Astronomers decided to focus three of Webb's instruments on the Tarantula Nebula, in order to reveal new secrets that lie within it. The first was the Near-Infrared Camera (NIRCam), which highlighted the region that resembles "a burrowing tarantula's home, lined with its silk." This view showcases the nebula's cavity, which has been hollowed out by scorching radiation from a cluster of mammoth young stars. These young stars are what make up the pale blue in the image. Pillars that contain forming protostars will in time materialize from their "dusty cocoons and take their turn shaping the nebula."
It was the space telescope's Near-Infrared Spectrograph (NIRSpec) that shed new light on what astronomers once thought was an older star. The new view showed that the star was instead only beginning to emerge from its pillar. Astronomers said that without Webb's high-resolution spectra at infrared wavelengths, this could not have been revealed.
Presenting the Tarantula Nebula in yet another way, Webb's Mid-Infrared Instrument (MIRI) unveils the cooler gas and dust glow. MIRI's longer infrared wavelengths allow areas to be seen that are absorbed at the shorter wavelengths the other instruments utilize (see image above).

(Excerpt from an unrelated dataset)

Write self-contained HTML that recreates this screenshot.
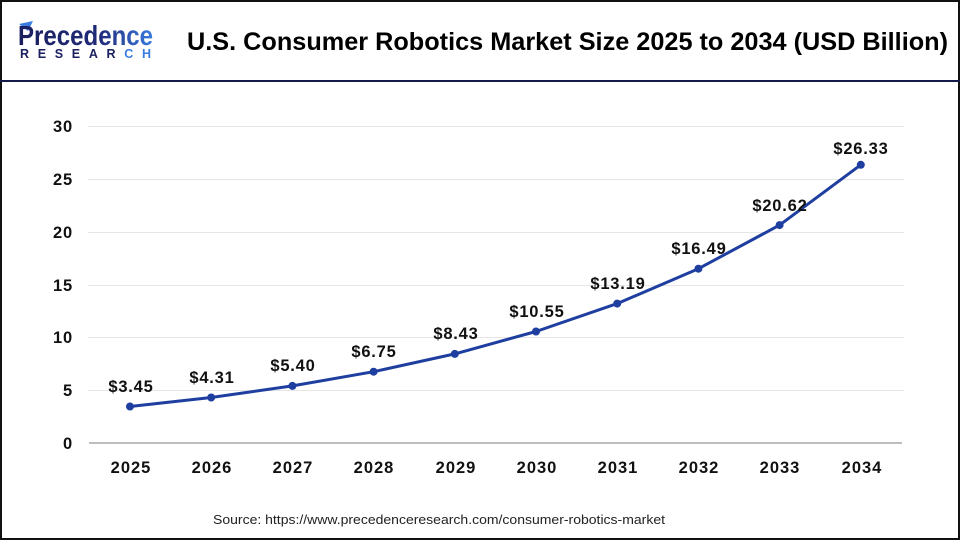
<!DOCTYPE html>
<html>
<head>
<meta charset="utf-8">
<style>
html,body{margin:0;padding:0;background:#fff;}
svg{display:block;}
text{font-family:"Liberation Sans",Arial,sans-serif;}
</style>
</head>
<body>
<svg width="960" height="540" viewBox="0 0 960 540" xmlns="http://www.w3.org/2000/svg">
  <defs>
    <linearGradient id="lg" x1="0" y1="0" x2="1" y2="0">
      <stop offset="0" stop-color="#1a1f5e"/>
      <stop offset="0.6" stop-color="#1f2a78"/>
      <stop offset="1" stop-color="#3a7be0"/>
    </linearGradient>
  </defs>
  <rect x="0" y="0" width="960" height="540" fill="#fff"/>
  <!-- outer border -->
  <rect x="1" y="1" width="958" height="538" fill="none" stroke="#111" stroke-width="2"/>
  <!-- header separator -->
  <rect x="0" y="80" width="960" height="2" fill="#141a4a"/>

  <!-- logo -->
  <path d="M19 24 L33 21 L28 31 Z" fill="#3a7be0"/>
  <text x="18" y="45" font-size="28" font-weight="bold" fill="url(#lg)" textLength="135" lengthAdjust="spacingAndGlyphs">Precedence</text>
  <text x="20" y="58" font-size="12.5" font-weight="bold" fill="#1a1f5e" textLength="131" lengthAdjust="spacing">RESEAR<tspan fill="#3a7be0">CH</tspan></text>

  <!-- title -->
  <text x="187" y="50" font-size="25" font-weight="bold" fill="#000" textLength="761" lengthAdjust="spacingAndGlyphs">U.S. Consumer Robotics Market Size 2025 to 2034 (USD Billion)</text>

  <!-- gridlines -->
  <g stroke="#e6e6e6" stroke-width="1">
    <line x1="88" y1="126.5" x2="904" y2="126.5"/>
    <line x1="88" y1="179.5" x2="904" y2="179.5"/>
    <line x1="88" y1="232.5" x2="904" y2="232.5"/>
    <line x1="88" y1="285.5" x2="904" y2="285.5"/>
    <line x1="88" y1="337.5" x2="904" y2="337.5"/>
    <line x1="88" y1="390.5" x2="904" y2="390.5"/>
  </g>
  <line x1="89" y1="443" x2="902" y2="443" stroke="#bdbdbd" stroke-width="2"/>

  <!-- y tick labels -->
  <g font-size="16.5" font-weight="bold" fill="#111" text-anchor="end" letter-spacing="0.8">
    <text x="73" y="132">30</text>
    <text x="73" y="185">25</text>
    <text x="73" y="238">20</text>
    <text x="73" y="291">15</text>
    <text x="73" y="343">10</text>
    <text x="73" y="396">5</text>
    <text x="73" y="449">0</text>
  </g>

  <!-- x tick labels -->
  <g font-size="16.5" font-weight="bold" fill="#111" text-anchor="middle" letter-spacing="1">
    <text x="131" y="473">2025</text>
    <text x="212" y="473">2026</text>
    <text x="293" y="473">2027</text>
    <text x="374" y="473">2028</text>
    <text x="456" y="473">2029</text>
    <text x="537" y="473">2030</text>
    <text x="618" y="473">2031</text>
    <text x="699" y="473">2032</text>
    <text x="780" y="473">2033</text>
    <text x="862" y="473">2034</text>
  </g>

  <!-- series line -->
  <polyline fill="none" stroke="#1f3fa0" stroke-width="3" stroke-linejoin="round"
    points="130,406.5 211.2,397.5 292.4,385.9 373.6,371.7 454.8,353.9 536,331.5 617.2,303.6 698.4,268.7 779.6,225.1 860.8,164.8"/>
  <g fill="#1f3fa0">
    <circle cx="130" cy="406.5" r="4"/>
    <circle cx="211.2" cy="397.5" r="4"/>
    <circle cx="292.4" cy="385.9" r="4"/>
    <circle cx="373.6" cy="371.7" r="4"/>
    <circle cx="454.8" cy="353.9" r="4"/>
    <circle cx="536" cy="331.5" r="4"/>
    <circle cx="617.2" cy="303.6" r="4"/>
    <circle cx="698.4" cy="268.7" r="4"/>
    <circle cx="779.6" cy="225.1" r="4"/>
    <circle cx="860.8" cy="164.8" r="4"/>
  </g>

  <!-- value labels -->
  <g font-size="16.5" font-weight="bold" fill="#111" text-anchor="middle" letter-spacing="0.8">
    <text x="131" y="392">$3.45</text>
    <text x="212" y="383">$4.31</text>
    <text x="293" y="371">$5.40</text>
    <text x="374" y="357">$6.75</text>
    <text x="456" y="339">$8.43</text>
    <text x="537" y="317">$10.55</text>
    <text x="618" y="289">$13.19</text>
    <text x="699" y="254">$16.49</text>
    <text x="780" y="211">$20.62</text>
    <text x="861" y="154">$26.33</text>
  </g>

  <!-- source -->
  <text x="213" y="524" font-size="13" fill="#222" textLength="452" lengthAdjust="spacingAndGlyphs">Source: https://www.precedenceresearch.com/consumer-robotics-market</text>
</svg>
</body>
</html>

The Tarantula Nebula presents an interesting view for astronomers. It is similar to the universe's "cosmic noon," referring to when the cosmos was only a few billion years old. Stars within the nebula are forming at a much faster rate than in our own Milky Way and have a different chemical composition. This makes the Tarantula Nebula the closest and easiest region for astronomers to try and better understand what was happening in the universe as it was reaching its high noon.
It is still early on in Webb's journey to unveil the secrets of the universe, and it will surely reveal more about the origin of the universe as time goes on. By studying areas such as the Tarantula Nebula, the telescope provides researchers with data to compare to deeper observations of more distant galaxies from the actual era of cosmic noon. As NASA stated in its blog, "Webb has already begun revealing a universe never seen before, and is only getting started on rewriting the stellar creation story."